One big reason for this lack of sophistication and smarts is that we don’t engage in dialogue except on rare Websites that have civil discourse or at a town meeting.  A lot of USAians talk amongst people who they agree with rather than at “a town meeting” or cafe or watering hole where one must look neighbors in the face and try to make a point and to try to see their point.  The French, on the other hand,  have their cafe society. They do their duty as citizens by talking “politics”. (“Politics” is a discussion, not a shouting match, of the way we wish to live our lives and what we enjoy and what gives our lives meaning.  It has little to do with our politicians who seem to not have a clue or simply not care what the polis is or wants.). The French leave work and go out to a cafe and argue about life and art. They engage in conversation and often use dialectics in search of clues to the mysteries of life. Or at least that’s the way it used to be.  When I was in grad school at the University of Michigan, after play rehearsal we would go to a bar, order pitchers of beer and discuss how we would save the world through art.  When I did Off-Off Broadway theater in New York City, we would adjourn to an Irish pub around the corner from the theater and argue about the choices our characters should make.  We loved to look at all the angles and the contradictions.

But somewhere along the line those personal confrontations became fewer and fewer and didn’t seem to translate into our public lives as citizens.  Historian Christopher Lasch in his book “Revolt of the Elites and the Betrayal of Democracy” has a chapter called “The Lost Art of Argument”.  In it he writes that “what Democracy requires is vigorous public debate, not information.  Yes, we do need information, but information that is “generated only be debate.”  So he kind of takes the “information revolution” and turns it on its head.  Information in and of itself is worthless without being debated.  “Information , usually seen as the pre-condition of debate is better understood as a by-product.”

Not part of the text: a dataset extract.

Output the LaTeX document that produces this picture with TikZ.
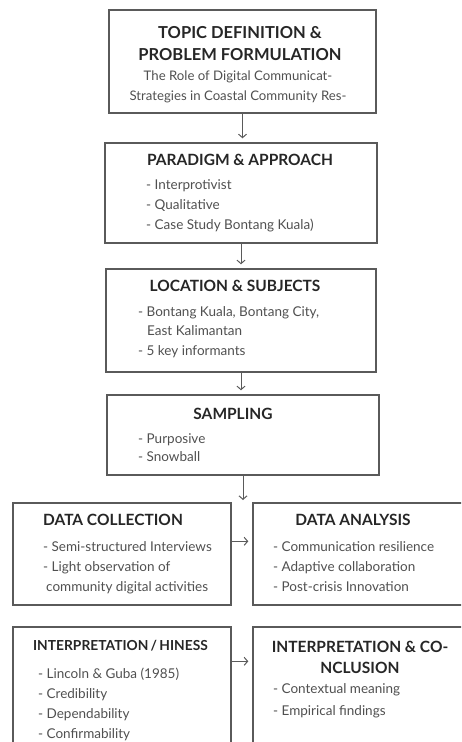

And how do we gather these clues to the mysteries of life?  By asking questions.  We try to have what Suzuki calls “the beginner’s mind that is not a closed mind.”  We take our ideas and subject them to somebody else’s arguments.  If we passionately engage with an eagerness to learn, we may instead of changing somebody else’s mind find that we have changed our mind.  So we  must listen carefully and be willing to challenge our own beliefs and to say “Maybe what I believe may be wrong.”  How exciting and far less dull than passively taking in information from some newspaper or from some pundit.

Lasch gives a shout out to the social historian Ray Oldenburg’s “The Great Good Place” and with Oldenburg mourns the passing of the local watering hole, the cafe, the hair salon, the soda fountain steps and other places between work and home where conversations used to flourish.  These were places like the soda fountain steps  where kids listened to their fathers debate a local policy with vigor and good-hearted disagreement.  Those places where professions mingled as equals are hard to find in the suburbs, but they still exist in small towns and big cities.  I was lucky to spend the last twenty years in a small town where wisdom came from caring for cows and not from a book.  It came from stories and tall tales told with gusto like the one about a cowboy being out lost in the cold with only two dogs for a Three Dog Night.

Democracy dies if we hide in cul de sacs furtively taking anxiety meds as we peer out of the drawn blinds or retreat to cocktail parties where everybody is of the same class and tows the same party line.    So I suggest this year that you get out and find a Cheers bar in your neighborhood and strike up a conversation with somebody who may see things differently  than you do.  If you don’t have one of those, then go to the nearest town that has one and adopt it as your own.  And for heaven’s sake don’t get your information from a newspaper.  You can get your questions there though.  But also think about this. There may be no answers anyway, only clues.